SET EXERCISE: Output all the data exactly. Pictures do not belong in the copy.

GIVEN INFORMATION start

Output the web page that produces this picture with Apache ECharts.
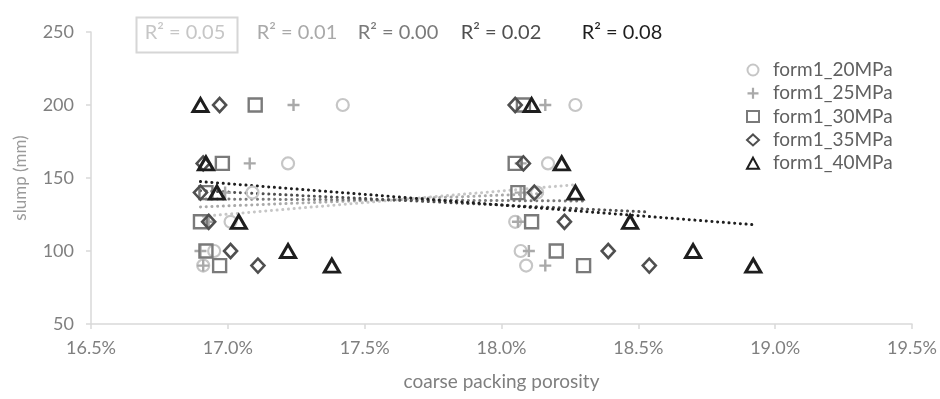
<!DOCTYPE html>
<html>
<head>
<meta charset="utf-8">
<script src="https://cdn.jsdelivr.net/npm/echarts@6/dist/echarts.min.js"></script>
<style>html,body{margin:0;padding:0;background:#fff;}#c{width:940px;height:399px;}</style>
</head>
<body>
<div id="c"></div>
<script>
// ---- data (porosity in %, slump in mm) ----
const seriesNames = ['form1_20MPa', 'form1_25MPa', 'form1_30MPa', 'form1_35MPa', 'form1_40MPa'];
const slump = [200, 160, 140, 120, 100, 90, 200, 160, 140, 120, 100, 90];
const poro20 = [17.42, 17.22, 17.09, 17.01, 16.95, 16.91, 18.27, 18.17, 18.13, 18.05, 18.07, 18.09];
const poro25 = [17.24, 17.08, 16.99, 16.93, 16.90, 16.91, 18.16, 18.07, 18.07, 18.06, 18.10, 18.16];
const poro30 = [17.10, 16.98, 16.92, 16.90, 16.92, 16.97, 18.08, 18.05, 18.06, 18.11, 18.20, 18.30];
const poro35 = [16.97, 16.91, 16.90, 16.93, 17.01, 17.11, 18.05, 18.08, 18.12, 18.23, 18.39, 18.54];
const poro40 = [16.90, 16.92, 16.96, 17.04, 17.22, 17.38, 18.11, 18.22, 18.27, 18.47, 18.70, 18.92];
const r2Labels = ['R² = 0.05', 'R² = 0.01', 'R² = 0.00', 'R² = 0.02', 'R² = 0.08'];
const xTicks = { min: 16.5, max: 19.5, step: 0.5 };
const yTicks = { min: 50, max: 250, step: 50 };

// ---- styles ----
const colors = ['#c6c6c6', '#a9a9a9', '#7a7a7a', '#4f4f4f', '#1e1e1e'];
const FONT = 'Lato';
const plusPath = 'path://M4,0H6V4H10V6H6V10H4V6H0V4H4Z';
const symbols = ['circle', plusPath, 'rect', 'diamond', 'triangle'];
const symbolSizes = [12, 12, 13, [13, 14], [15, 13]];
const borderWidths = [2.2, 0, 2.4, 2.6, 3];
const poros = [poro20, poro25, poro30, poro35, poro40];

function fit(xs, ys) {
  const n = xs.length;
  let mx = 0, my = 0;
  for (let i = 0; i < n; i++) { mx += xs[i]; my += ys[i]; }
  mx /= n; my /= n;
  let sxy = 0, sxx = 0;
  for (let i = 0; i < n; i++) { sxy += (xs[i] - mx) * (ys[i] - my); sxx += (xs[i] - mx) ** 2; }
  const b = sxy / sxx, a = my - b * mx;
  const x0 = Math.min(...xs), x1 = Math.max(...xs);
  return [[x0, a + b * x0], [x1, a + b * x1]];
}

const series = [];
// trendlines first (drawn under markers)
poros.forEach((xs, k) => {
  series.push({
    name: 'trend_' + seriesNames[k], type: 'line', data: fit(xs, slump),
    showSymbol: false, silent: true, z: 1,
    lineStyle: { color: colors[k], width: 3, type: [0.1, 5.6], cap: 'round' }
  });
});
poros.forEach((xs, k) => {
  const isPlus = k === 1;
  series.push({
    name: seriesNames[k], type: 'scatter', z: 2 + k,
    data: xs.map((x, i) => [x, slump[i]]),
    symbol: symbols[k], symbolSize: symbolSizes[k],
    itemStyle: isPlus ? { color: colors[k], borderWidth: 0, opacity: 1 }
                      : { color: 'rgba(255,255,255,0)', borderColor: colors[k], borderWidth: borderWidths[k], opacity: 1 }
  });
});

const r2X = [185, 297, 398, 501, 622];
const graphics = [{
  type: 'rect', left: 134, top: 15, shape: { width: 101, height: 35 },
  style: { fill: 'none', stroke: '#d6d6d6', lineWidth: 2 }
}];
r2Labels.forEach((t, k) => {
  graphics.push({
    type: 'text', x: r2X[k], y: 33,
    style: { text: t, fill: colors[k], font: '20px ' + FONT, textAlign: 'center', textVerticalAlign: 'middle' }
  });
});

const chart = echarts.init(document.getElementById('c'), null, { renderer: 'canvas' });
chart.setOption({
  animation: false,
  backgroundColor: '#fff',
  textStyle: { fontFamily: FONT },
  grid: { left: 91, right: 27, top: 32, bottom: 75 },
  xAxis: {
    type: 'value', min: xTicks.min, max: xTicks.max, interval: xTicks.step,
    name: 'coarse packing porosity', nameLocation: 'middle', nameGap: 48,
    nameTextStyle: { color: '#7f7f7f', fontSize: 19, fontFamily: FONT },
    axisLine: { show: true, lineStyle: { color: '#d9d9d9', width: 1.5 } },
    axisTick: { show: true, length: 5, lineStyle: { color: '#d9d9d9', width: 1.5 } },
    axisLabel: { color: '#7f7f7f', fontSize: 18, margin: 15, fontFamily: FONT,
      formatter: v => v.toFixed(1) + '%' },
    splitLine: { show: false }
  },
  yAxis: {
    type: 'value', min: yTicks.min, max: yTicks.max, interval: yTicks.step,
    name: 'slump (mm)', nameLocation: 'middle', nameGap: 62, nameRotate: 90,
    nameTextStyle: { color: '#9a9a9a', fontSize: 17, fontFamily: FONT },
    axisLine: { show: true, lineStyle: { color: '#d9d9d9', width: 1.5 } },
    axisTick: { show: true, length: 5, lineStyle: { color: '#d9d9d9', width: 1.5 } },
    axisLabel: { color: '#7f7f7f', fontSize: 18, margin: 17, fontFamily: FONT },
    splitLine: { show: false }
  },
  legend: {
    data: seriesNames, orient: 'vertical', left: 741, top: 55,
    itemWidth: 12, itemHeight: 11, itemGap: 3.3,
    textStyle: { color: '#606060', fontSize: 19, lineHeight: 20, fontFamily: FONT, padding: [0, 0, 0, 9] }
  },
  graphic: graphics,
  series: series
});
</script>
</body>
</html>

GIVEN INFORMATION end

TASK RESULT:
Output the web page that produces this picture with Apache ECharts.
<!DOCTYPE html>
<html>
<head>
<meta charset="utf-8">
<script src="https://cdn.jsdelivr.net/npm/echarts@6/dist/echarts.min.js"></script>
<style>html,body{margin:0;padding:0;background:#fff;}#c{width:940px;height:399px;}</style>
</head>
<body>
<div id="c"></div>
<script>
// ---- data (porosity in %, slump in mm) ----
const seriesNames = ['form1_20MPa', 'form1_25MPa', 'form1_30MPa', 'form1_35MPa', 'form1_40MPa'];
const slump = [200, 160, 140, 120, 100, 90, 200, 160, 140, 120, 100, 90];
const poro20 = [17.42, 17.22, 17.09, 17.01, 16.95, 16.91, 18.27, 18.17, 18.13, 18.05, 18.07, 18.09];
const poro25 = [17.24, 17.08, 16.99, 16.93, 16.90, 16.91, 18.16, 18.07, 18.07, 18.06, 18.10, 18.16];
const poro30 = [17.10, 16.98, 16.92, 16.90, 16.92, 16.97, 18.08, 18.05, 18.06, 18.11, 18.20, 18.30];
const poro35 = [16.97, 16.91, 16.90, 16.93, 17.01, 17.11, 18.05, 18.08, 18.12, 18.23, 18.39, 18.54];
const poro40 = [16.90, 16.92, 16.96, 17.04, 17.22, 17.38, 18.11, 18.22, 18.27, 18.47, 18.70, 18.92];
const r2Labels = ['R² = 0.05', 'R² = 0.01', 'R² = 0.00', 'R² = 0.02', 'R² = 0.08'];
const xTicks = { min: 16.5, max: 19.5, step: 0.5 };
const yTicks = { min: 50, max: 250, step: 50 };

// ---- styles ----
const colors = ['#c6c6c6', '#a9a9a9', '#7a7a7a', '#4f4f4f', '#1e1e1e'];
const FONT = 'Lato';
const plusPath = 'path://M4,0H6V4H10V6H6V10H4V6H0V4H4Z';
const symbols = ['circle', plusPath, 'rect', 'diamond', 'triangle'];
const symbolSizes = [12, 12, 13, [13, 14], [15, 13]];
const borderWidths = [2.2, 0, 2.4, 2.6, 3];
const poros = [poro20, poro25, poro30, poro35, poro40];

function fit(xs, ys) {
  const n = xs.length;
  let mx = 0, my = 0;
  for (let i = 0; i < n; i++) { mx += xs[i]; my += ys[i]; }
  mx /= n; my /= n;
  let sxy = 0, sxx = 0;
  for (let i = 0; i < n; i++) { sxy += (xs[i] - mx) * (ys[i] - my); sxx += (xs[i] - mx) ** 2; }
  const b = sxy / sxx, a = my - b * mx;
  const x0 = Math.min(...xs), x1 = Math.max(...xs);
  return [[x0, a + b * x0], [x1, a + b * x1]];
}

const series = [];
// trendlines first (drawn under markers)
poros.forEach((xs, k) => {
  series.push({
    name: 'trend_' + seriesNames[k], type: 'line', data: fit(xs, slump),
    showSymbol: false, silent: true, z: 1,
    lineStyle: { color: colors[k], width: 3, type: [0.1, 5.6], cap: 'round' }
  });
});
poros.forEach((xs, k) => {
  const isPlus = k === 1;
  series.push({
    name: seriesNames[k], type: 'scatter', z: 2 + k,
    data: xs.map((x, i) => [x, slump[i]]),
    symbol: symbols[k], symbolSize: symbolSizes[k],
    itemStyle: isPlus ? { color: colors[k], borderWidth: 0, opacity: 1 }
                      : { color: 'rgba(255,255,255,0)', borderColor: colors[k], borderWidth: borderWidths[k], opacity: 1 }
  });
});

const r2X = [185, 297, 398, 501, 622];
const graphics = [{
  type: 'rect', left: 134, top: 15, shape: { width: 101, height: 35 },
  style: { fill: 'none', stroke: '#d6d6d6', lineWidth: 2 }
}];
r2Labels.forEach((t, k) => {
  graphics.push({
    type: 'text', x: r2X[k], y: 33,
    style: { text: t, fill: colors[k], font: '20px ' + FONT, textAlign: 'center', textVerticalAlign: 'middle' }
  });
});

const chart = echarts.init(document.getElementById('c'), null, { renderer: 'canvas' });
chart.setOption({
  animation: false,
  backgroundColor: '#fff',
  textStyle: { fontFamily: FONT },
  grid: { left: 91, right: 27, top: 32, bottom: 75 },
  xAxis: {
    type: 'value', min: xTicks.min, max: xTicks.max, interval: xTicks.step,
    name: 'coarse packing porosity', nameLocation: 'middle', nameGap: 48,
    nameTextStyle: { color: '#7f7f7f', fontSize: 19, fontFamily: FONT },
    axisLine: { show: true, lineStyle: { color: '#d9d9d9', width: 1.5 } },
    axisTick: { show: true, length: 5, lineStyle: { color: '#d9d9d9', width: 1.5 } },
    axisLabel: { color: '#7f7f7f', fontSize: 18, margin: 15, fontFamily: FONT,
      formatter: v => v.toFixed(1) + '%' },
    splitLine: { show: false }
  },
  yAxis: {
    type: 'value', min: yTicks.min, max: yTicks.max, interval: yTicks.step,
    name: 'slump (mm)', nameLocation: 'middle', nameGap: 62, nameRotate: 90,
    nameTextStyle: { color: '#9a9a9a', fontSize: 17, fontFamily: FONT },
    axisLine: { show: true, lineStyle: { color: '#d9d9d9', width: 1.5 } },
    axisTick: { show: true, length: 5, lineStyle: { color: '#d9d9d9', width: 1.5 } },
    axisLabel: { color: '#7f7f7f', fontSize: 18, margin: 17, fontFamily: FONT },
    splitLine: { show: false }
  },
  legend: {
    data: seriesNames, orient: 'vertical', left: 741, top: 55,
    itemWidth: 12, itemHeight: 11, itemGap: 3.3,
    textStyle: { color: '#606060', fontSize: 19, lineHeight: 20, fontFamily: FONT, padding: [0, 0, 0, 9] }
  },
  graphic: graphics,
  series: series
});
</script>
</body>
</html>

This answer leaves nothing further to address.